### What to work on
Your job is to return the lines between the line holding "Output the web" and the line holding "series.forEach((s, i) =>", inclusive, exactly and with no pictures.

□ □ □ □

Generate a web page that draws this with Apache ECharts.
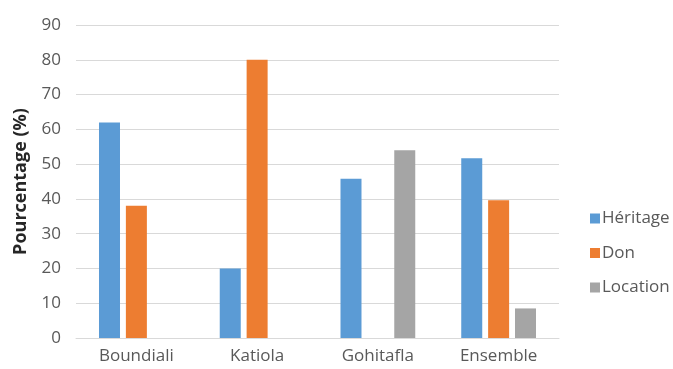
<!DOCTYPE html>
<html><head><meta charset="utf-8">
<script src="https://cdn.jsdelivr.net/npm/echarts@6/dist/echarts.min.js"></script>
<style>html,body{margin:0;padding:0;background:#fff}#c{width:673px;height:369px}</style>
</head><body><div id="c"></div>
<script>
const categories = ["Boundiali", "Katiola", "Gohitafla", "Ensemble"];
const heritage = [62, 20, 45.8, 51.7];
const don = [38, 80, null, 39.6];
const location_ = [null, null, 54, 8.5];
const yTicks = [0, 10, 20, 30, 40, 50, 60, 70, 80, 90];
const seriesNames = ["Héritage", "Don", "Location"];
const colors = ["#5B9BD5", "#ED7D31", "#A5A5A5"];
const font = "'Open Sans', sans-serif";
const chart = echarts.init(document.getElementById('c'));
const mk = (name, data, color) => ({
  name, type: 'bar', data, barWidth: 21, barGap: '28%',
  itemStyle: { color }
});
chart.setOption({
  animation: false,
  grid: { left: 76, right: 114, top: 25, bottom: 31, containLabel: false },
  legend: {
    orient: 'vertical', left: 585, top: 205, itemWidth: 10, itemHeight: 10, itemGap: 17.5,
    icon: 'rect', data: seriesNames,
    textStyle: { fontFamily: font, fontSize: 17, color: '#595959', padding: [0, 0, 0, -3] }
  },
  xAxis: {
    type: 'category', data: categories,
    axisLine: { lineStyle: { color: '#d9d9d9', width: 1 } },
    axisTick: { show: false },
    axisLabel: { fontFamily: font, fontSize: 17, color: '#595959', margin: 10 }
  },
  yAxis: {
    type: 'value', min: yTicks[0], max: yTicks[yTicks.length - 1], interval: 10,
    name: 'Pourcentage (%)', nameLocation: 'middle', nameGap: 46,
    nameTextStyle: { fontFamily: font, fontSize: 18, fontWeight: 'bold', color: '#262626' },
    axisLine: { show: false }, axisTick: { show: false },
    axisLabel: { fontFamily: font, fontSize: 17, color: '#595959', margin: 15 },
    splitLine: { lineStyle: { color: '#d9d9d9', width: 1 } }
  },
  series: [mk(seriesNames[0], heritage, colors[0]), mk(seriesNames[1], don, colors[1]), mk(seriesNames[2], location_, colors[2])]
});
</script></body></html>
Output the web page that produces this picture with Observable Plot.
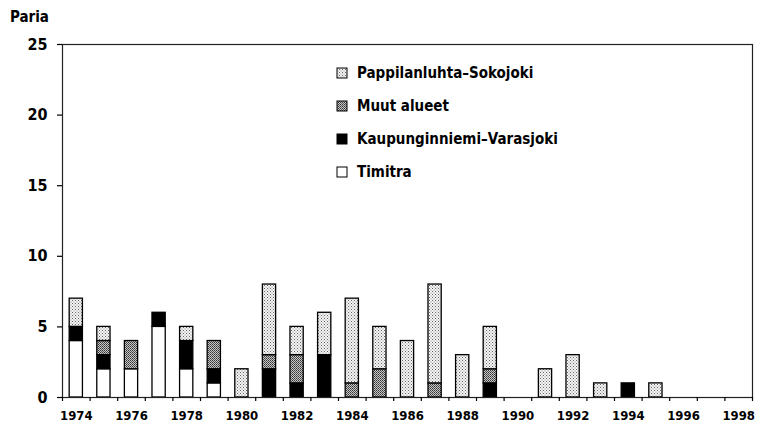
<!DOCTYPE html>
<html>
<head>
<meta charset="utf-8">
<script src="https://cdn.jsdelivr.net/npm/d3@7"></script>
<script src="https://cdn.jsdelivr.net/npm/@observablehq/plot@0.6"></script>
<style>
  body { margin: 0; background: #fff; }
  #wrap { position: relative; width: 763px; height: 431px; font-family: "DejaVu Sans Condensed", "Liberation Sans", Arial, sans-serif; font-weight: bold; }
  #unit { position: absolute; left: 10px; top: 8px; font-size: 15px; font-weight: bold; }
  svg text { font-weight: bold; }
</style>
</head>
<body>
<div id="wrap"><div id="unit">Paria</div></div>
<script>
const years = d3.range(1974, 1999);
const series = ["Timitra", "Kaupunginniemi–Varasjoki", "Muut alueet", "Pappilanluhta–Sokojoki"];
// values per year 1974..1998
const timitra = [4,2,2,5,2,1,0,0,0,0,0,0,0,0,0,0,0,0,0,0,0,0,0,0,0];
const kaupunginniemi = [1,1,0,1,2,1,0,2,1,3,0,0,0,0,0,1,0,0,0,0,1,0,0,0,0];
const muut = [0,1,2,0,0,2,0,1,2,0,1,2,0,1,0,1,0,0,0,0,0,0,0,0,0];
const pappilanluhta = [2,1,0,0,1,0,2,5,2,3,6,3,4,7,3,3,0,2,3,1,0,1,0,0,0];
const yTicks = [0, 5, 10, 15, 20, 25];
const xLabels = d3.range(1974, 1999, 2);
const legendOrder = ["Pappilanluhta–Sokojoki", "Muut alueet", "Kaupunginniemi–Varasjoki", "Timitra"];

const valuesBySeries = [timitra, kaupunginniemi, muut, pappilanluhta];
const data = [];
series.forEach((s, i) => years.forEach((y, j) => data.push({year: y, series: s, value: valuesBySeries[i][j]})));

const fills = ["white", "black", "url(#pat-muut)", "url(#pat-papp)"];
const font = "DejaVu Sans Condensed, Liberation Sans, Arial, sans-serif";

const plot = Plot.plot({
  width: 763,
  height: 431,
  marginLeft: 62,
  marginRight: 11,
  marginTop: 44,
  marginBottom: 34,
  style: {fontFamily: font, fontSize: "14px", fontWeight: "bold", background: "white"},
  x: {domain: [1973.5, 1998.5], axis: null},
  y: {domain: [0, 25], axis: null},
  color: {domain: series, range: fills},
  marks: [
    Plot.rectY(data, Plot.stackY({
      x1: d => d.year - 0.24,
      x2: d => d.year + 0.24,
      y: "value",
      fill: "series",
      order: series,
      stroke: "black",
      strokeWidth: 1.3,
      filter: d => d.value > 0
    })),
    Plot.frame({stroke: "#222", strokeWidth: 1.2}),
    Plot.axisX(d3.range(1973.5, 1999, 1), {tickSize: 4, tickFormat: () => "", strokeWidth: 1.2, label: null}),
    Plot.axisX(xLabels, {tickSize: 0, tickPadding: 13, tickFormat: d => String(d), fontSize: 13, label: null}),
    Plot.axisY(yTicks, {tickSize: 5, tickPadding: 10, fontSize: 16, strokeWidth: 1.2, label: null})
  ]
});

// pattern definitions
const defs = d3.select(plot).insert("defs", ":first-child");
const p1 = defs.append("pattern").attr("id", "pat-papp").attr("patternUnits", "userSpaceOnUse").attr("width", 3).attr("height", 3);
p1.append("rect").attr("width", 3).attr("height", 3).attr("fill", "#f4f4f4");
p1.append("rect").attr("x", 0).attr("y", 0).attr("width", 1).attr("height", 1).attr("fill", "#666");
p1.append("rect").attr("x", 1.5).attr("y", 1.5).attr("width", 1).attr("height", 1).attr("fill", "#888");
const p2 = defs.append("pattern").attr("id", "pat-muut").attr("patternUnits", "userSpaceOnUse").attr("width", 2).attr("height", 2);
p2.append("rect").attr("width", 2).attr("height", 2).attr("fill", "#c8c8c8");
p2.append("rect").attr("x", 0).attr("y", 0).attr("width", 1).attr("height", 1).attr("fill", "#333");
p2.append("rect").attr("x", 1).attr("y", 1).attr("width", 1).attr("height", 1).attr("fill", "#555");

// legend inside plot
const lg = d3.select(plot).append("g").attr("font-size", 15).attr("font-weight", "bold").attr("text-anchor", "start");
legendOrder.forEach((s, i) => {
  const yy = 73 + i * 33;
  lg.append("rect").attr("x", 337).attr("y", yy - 5).attr("width", 10).attr("height", 10)
    .attr("fill", fills[series.indexOf(s)]).attr("stroke", "black").attr("stroke-width", 1);
  lg.append("text").attr("x", 357).attr("y", yy).attr("dy", "0.35em").attr("text-anchor", "start").text(s);
});

document.getElementById("wrap").appendChild(plot);
</script>
</body>
</html>
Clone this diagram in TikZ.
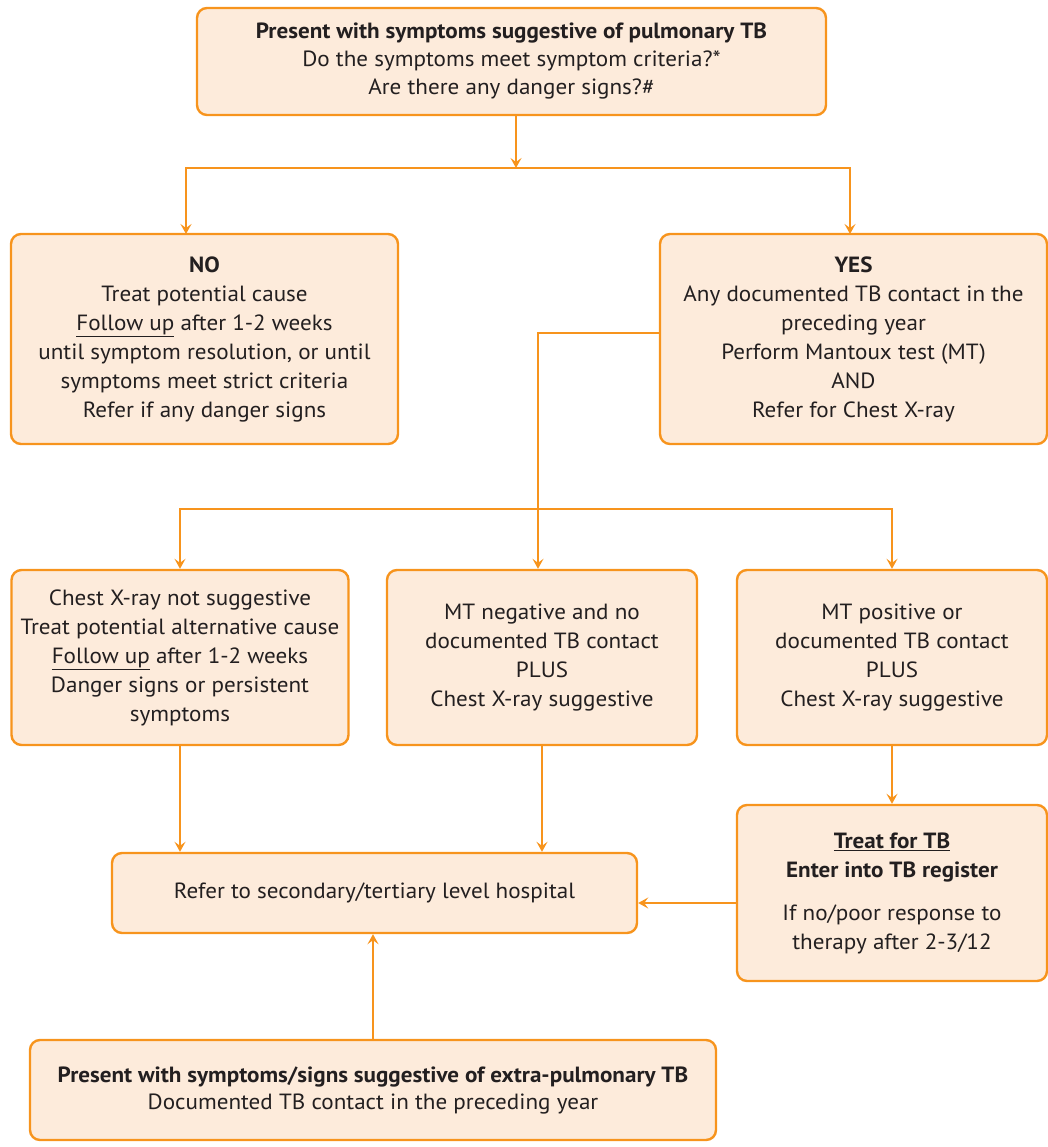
\documentclass[tikz,border=0pt]{standalone}
\usepackage{fontspec}
\setmainfont{PT Sans}[FakeStretch=1.05]
\usetikzlibrary{arrows.meta}
\definecolor{ob}{HTML}{F7941D}
\definecolor{of}{HTML}{FDEBDB}
\definecolor{tx}{HTML}{231F20}
\tikzset{
  box/.style={draw=ob, fill=of, line width=2.4pt, rounded corners=10pt, align=center,
    text=tx, inner sep=0pt, font=\fontsize{22}{29}\selectfont},
  conn/.style={draw=ob, line width=1.6pt},
  arr/.style={conn, -{Stealth[length=10pt,width=11pt,inset=4pt]}}
}
\newcommand{\ul}[1]{\underline{#1}}
\begin{document}
\begin{tikzpicture}[x=1pt,y=-1pt]
\useasboundingbox (0,0) rectangle (1048,1147);
% boxes
\node[box, minimum width=629pt, minimum height=107pt] (top) at (511.5,61.5)
  {\textbf{Present with symptoms suggestive of pulmonary TB}\\[-1pt]
   Do the symptoms meet symptom criteria?*\\[-1pt]
   Are there any danger signs?\#};
\node[box, minimum width=387pt, minimum height=210pt] (no) at (204.5,339)
  {\textbf{NO}\\Treat potential cause\\\ul{Follow up} after 1-2 weeks\\
   until symptom resolution, or until\\symptoms meet strict criteria\\Refer if any danger signs};
\node[box, minimum width=387pt, minimum height=210pt] (yes) at (853.5,339)
  {\textbf{YES}\\Any documented TB contact in the\\preceding year\\Perform Mantoux test (MT)\\AND\\Refer for Chest X-ray};
\node[box, minimum width=337pt, minimum height=175pt] (left) at (180,657.5)
  {Chest X-ray not suggestive\\Treat potential alternative cause\\\ul{Follow up} after 1-2 weeks\\Danger signs or persistent\\symptoms};
\node[box, minimum width=310pt, minimum height=175pt] (mid) at (542,657.5)
  {MT negative and no\\documented TB contact\\PLUS\\Chest X-ray suggestive};
\node[box, minimum width=310pt, minimum height=175pt] (right) at (892,657.5)
  {MT positive or\\documented TB contact\\PLUS\\Chest X-ray suggestive};
\node[box, minimum width=525pt, minimum height=80pt] (refer) at (374.5,893)
  {Refer to secondary/tertiary level hospital};
\node[box, minimum width=310pt, minimum height=176pt] (treat) at (892,893)
  {\textbf{\ul{Treat for TB}}\\\textbf{Enter into TB register}\\[14pt]If no/poor response to\\therapy after 2-3/12};
\node[box, minimum width=686pt, minimum height=100pt] (extra) at (373,1090)
  {\textbf{Present with symptoms/signs suggestive of extra-pulmonary TB}\\[-2pt]
   Documented TB contact in the preceding year};
% connectors
\coordinate (split) at (516,168);
\coordinate (noin) at (186,234);
\coordinate (yesin) at (850,234);
\coordinate (bar) at (538,509);
\draw[arr] (top.south -| split) -- (split);
\draw[arr] (split) -| (noin);
\draw[arr] (split) -| (yesin);
\draw[arr] ([yshift=6pt]yes.west) -| (mid.north -| bar);
\draw[arr] (bar) -| (left.north);
\draw[arr] (bar) -| (right.north);
\draw[arr] (left.south) -- (refer.north -| left.south);
\draw[arr] (mid.south) -- (refer.north -| mid.south);
\draw[arr] (right.south) -- (treat.north);
\draw[arr] ([yshift=-10pt]treat.west) -- ([yshift=-10pt]treat.west -| refer.east);
\draw[arr] (extra.north) -- (refer.south -| extra.north);
\end{tikzpicture}
\end{document}
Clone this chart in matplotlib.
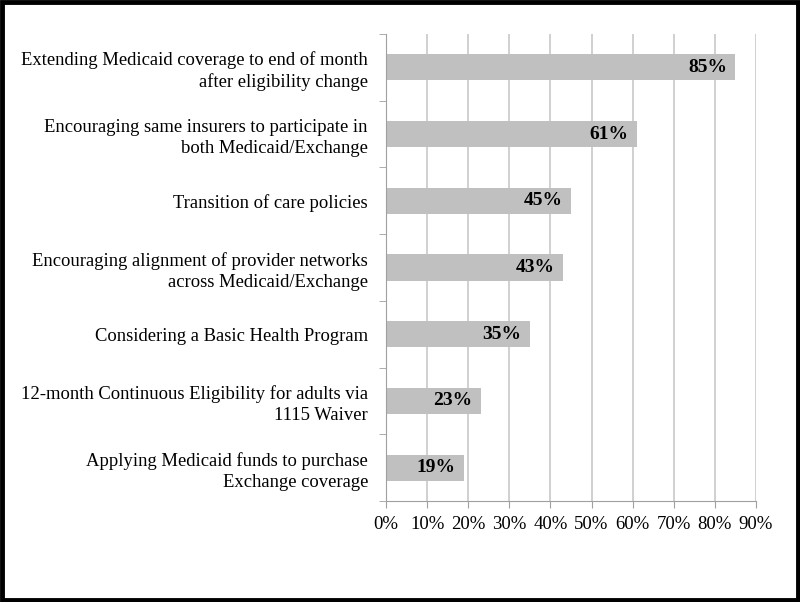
import matplotlib.pyplot as plt
import matplotlib.patches as mpatches
import numpy as np

labels = [
    "Extending Medicaid coverage to end of month\nafter eligibility change",
    "Encouraging same insurers to participate in\nboth Medicaid/Exchange",
    "Transition of care policies",
    "Encouraging alignment of provider networks\nacross Medicaid/Exchange",
    "Considering a Basic Health Program",
    "12-month Continuous Eligibility for adults via\n1115 Waiver",
    "Applying Medicaid funds to purchase\nExchange coverage",
]
values = [85, 61, 45, 43, 35, 23, 19]
xticks = [0, 10, 20, 30, 40, 50, 60, 70, 80, 90]

plt.rcParams['font.family'] = ['Liberation Serif', 'DejaVu Serif']

fig = plt.figure(figsize=(8, 6.02), dpi=100)
ax = fig.add_axes([0.4825, 0.1678, 0.4625, 0.7757])

ypos = np.arange(len(values))[::-1]
ax.barh(ypos, values, height=0.39, color='#c0c0c0', zorder=2)
for y, v in zip(ypos, values):
    ax.text(v - 2, y, f"{v}%", ha='right', va='center',
            fontsize=14, fontweight='bold', zorder=3)

ax.set_xlim(0, 90)
ax.set_ylim(-0.5, len(values) - 0.5)
ax.set_xticks(xticks)
ax.set_xticklabels([f"{t}%" for t in xticks], fontsize=13.5)
ax.set_yticks(ypos)
ax.set_yticklabels(labels, fontsize=13.4, linespacing=1.3)
ax.tick_params(axis='y', length=0, pad=13)
ax.set_yticks(np.arange(-0.5, len(values)), minor=True)
ax.tick_params(axis='y', which='minor', length=5, color='#a0a0a0')
ax.tick_params(axis='x', length=5, color='#a0a0a0', pad=6)
ax.grid(axis='x', color='#c8c8c8', linewidth=1.2, zorder=0)
ax.set_axisbelow(True)
for s in ['top', 'right']:
    ax.spines[s].set_visible(False)
ax.spines['left'].set_color('#a0a0a0')
ax.spines['bottom'].set_color('#a0a0a0')

# black frame round the picture
fig.patches.append(mpatches.Rectangle((0.002, 0.003), 0.995, 0.993, transform=fig.transFigure,
                                      fill=False, edgecolor='black', linewidth=3.5))

fig.savefig("out.png", dpi=100)
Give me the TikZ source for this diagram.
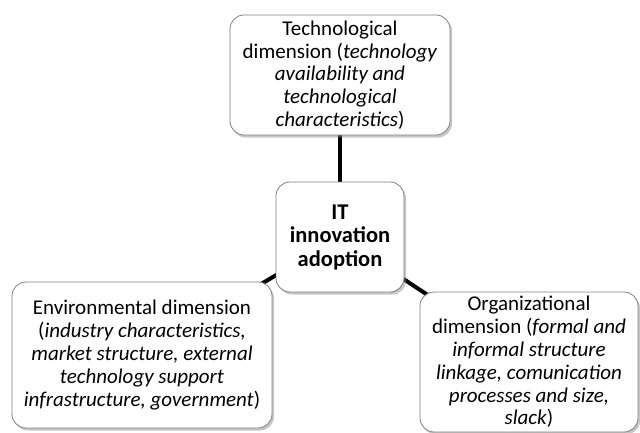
\documentclass[tikz,border=0pt]{standalone}
\usepackage{fontspec}
\setmainfont{Carlito}
\usepackage{tikz}
\usetikzlibrary{backgrounds,shadows}

\begin{document}
\begin{tikzpicture}[x=1pt,y=-1pt,
  dimbox/.style={draw=gray,line width=0.8pt,rounded corners=14pt,fill=white,
    drop shadow={opacity=0.45,shadow xshift=2pt,shadow yshift=-2.5pt},
    align=center,inner sep=0pt,font=\fontsize{21}{22.8}\selectfont},
  link/.style={line width=4pt,black}]
\useasboundingbox (0,0) rectangle (640,432);
\node[dimbox,minimum width=220pt,minimum height=120pt] (techno) at (340,75)
  {Technological\\dimension (\textit{technology}\\\textit{availability and}\\\textit{technological}\\\textit{characteristics})};
\node[dimbox,minimum width=128pt,minimum height=110pt,font=\fontsize{22.5}{23.5}\selectfont\bfseries] (adopt) at (340,237)
  {IT\\innovation\\adoption};
\node[dimbox,minimum width=260pt,minimum height=146pt] (environ) at (142,355)
  {Environmental dimension\\(\textit{industry characteristics,}\\\textit{market structure, external}\\\textit{technology support}\\\textit{infrastructure, government})};
\node[dimbox,minimum width=218pt,minimum height=140pt] (organiz) at (529,362)
  {Organizational\\dimension (\textit{formal and}\\\textit{informal structure}\\\textit{linkage, comunication}\\\textit{processes and size,}\\\textit{slack})};
\begin{scope}[on background layer]
\draw[link] (adopt.center) -- (techno.center);
\draw[link] (adopt.center) -- (environ.center);
\draw[link] (adopt.center) -- (organiz.center);
\end{scope}
\end{tikzpicture}
\end{document}
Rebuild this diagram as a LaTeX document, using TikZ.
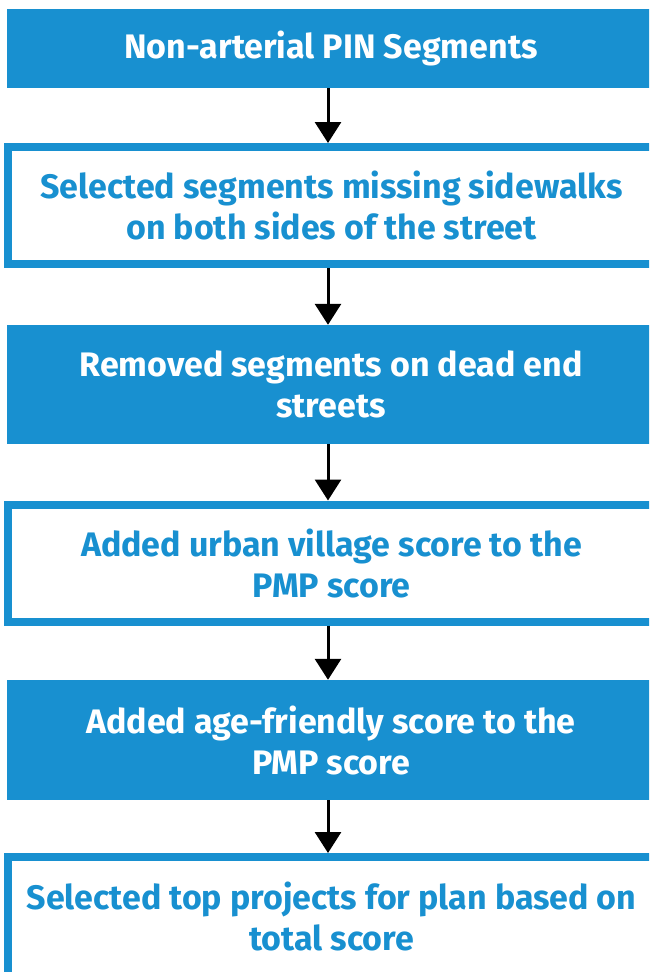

□ □ □ □

### Exercise output
Output the web page that produces this picture with Observable Plot.
<!DOCTYPE html>
<html>
<head>
<meta charset="utf-8">
<script src="https://cdn.jsdelivr.net/npm/d3@7"></script>
<script src="https://cdn.jsdelivr.net/npm/@observablehq/plot@0.6"></script>
<style>
  body { margin: 0; background: #fff; }
  #wrap { position: relative; width: 763px; height: 431px; font-family: "DejaVu Sans Condensed", "Liberation Sans", Arial, sans-serif; font-weight: bold; }
  #unit { position: absolute; left: 10px; top: 8px; font-size: 15px; font-weight: bold; }
  svg text { font-weight: bold; }
</style>
</head>
<body>
<div id="wrap"><div id="unit">Paria</div></div>
<script>
const years = d3.range(1974, 1999);
const series = ["Timitra", "Kaupunginniemi–Varasjoki", "Muut alueet", "Pappilanluhta–Sokojoki"];
// values per year 1974..1998
const timitra = [4,2,2,5,2,1,0,0,0,0,0,0,0,0,0,0,0,0,0,0,0,0,0,0,0];
const kaupunginniemi = [1,1,0,1,2,1,0,2,1,3,0,0,0,0,0,1,0,0,0,0,1,0,0,0,0];
const muut = [0,1,2,0,0,2,0,1,2,0,1,2,0,1,0,1,0,0,0,0,0,0,0,0,0];
const pappilanluhta = [2,1,0,0,1,0,2,5,2,3,6,3,4,7,3,3,0,2,3,1,0,1,0,0,0];
const yTicks = [0, 5, 10, 15, 20, 25];
const xLabels = d3.range(1974, 1999, 2);
const legendOrder = ["Pappilanluhta–Sokojoki", "Muut alueet", "Kaupunginniemi–Varasjoki", "Timitra"];

const valuesBySeries = [timitra, kaupunginniemi, muut, pappilanluhta];
const data = [];
series.forEach((s, i) => years.forEach((y, j) => data.push({year: y, series: s, value: valuesBySeries[i][j]})));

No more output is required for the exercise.